But there’s also a retweet_text
field:
tw$retweet_text[4]
## [1] "Fretrúnir - FART-RUNES\nOne of the strangest (& most horrible) curses recorded in Icelandic sorcery involves casting a #FartRunes spell.\nIn 1654 one man was burnt at the stake after admitting casting Fretrúnir on a local girl. (Lots more info in comments thread)\n#FolkloreThursday https://t.co/jjb6ngo0MQ"
The URL at the end takes you to the original tweet (i.e.,the one I embedded above). Presumably if I then used the rtweet
client to download the original tweet, it would have the links to the images?
This seems to happen quite a bit. One of the tweets in tw
is a retweet of this one:
Shānguǐ (山鬼). Literally “mountain ghost.” a jilted lover in the classical Nine Songs, she developed over time into a woman living in the wilderness, married to a red leopard or a tiger. Considered the goddess of Mt. Wū (巫山神女). Painted by Hwa San-chiuen.#FolkloreThursday pic.twitter.com/nh77sOsZi7
— Laurie Lei (@laurielei) February 8, 2018
As before, the text
column within the retweet itself is truncated:
tw$text[20]
## [1] "RT @beakheads: Recent Green Man-themed writing for @elementumjournl reminds me of the many amazing carvings worth seeing @ExeterCathedral (…"
There is no mention in any of of the “URL related” columns of tw
to an image, but as before the retweet_text
column contains the link to the original tweet:
tw$retweet_text[20]
## [1] "Recent Green Man-themed writing for @elementumjournl reminds me of the many amazing carvings worth seeing @ExeterCathedral (photos by @Mark_Ware) #FolkloreThursday https://t.co/OqrL5c8CIc"
So I think there is something going involving truncation with retweets, but that’s maybe not the whole story? I’m not quite sure if there’s an easy fix – is there some argument I can pass to the Twitter API that would return the image links within the original tweet, or would that require a different query? I have a suspicion that Twitter might not let me pull this information? In any case, I’ve run short on time, so I’ll leave that to another time.
Wrapping up
This was fun!
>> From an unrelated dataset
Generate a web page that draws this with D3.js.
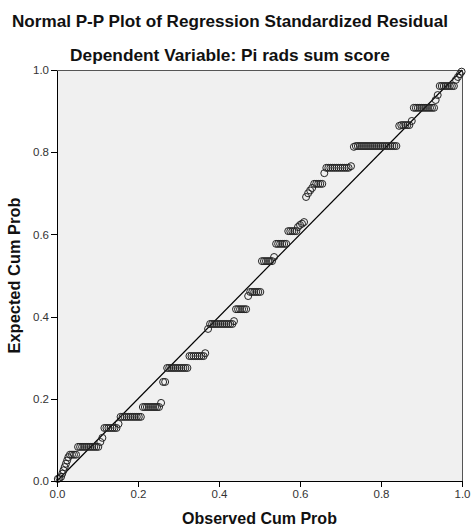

I guess I have a lot to learn about the Twitter API (note to self: here) but it’s definitely enjoyable!
Postscript
After doing a little more reading, it’s worth noting that the Twitter terms of service (as of May 6th!) do allow you to crawl the site, so long as the queries respect the robots.txt file; for creating derivative works (which, arguably, any data set compiled in the manner I did so here), you must adhere to the Developer Agreement and Developer Policy. I think that what I’ve posted here is consistent with these - I try to take ToS provisions seriously 😄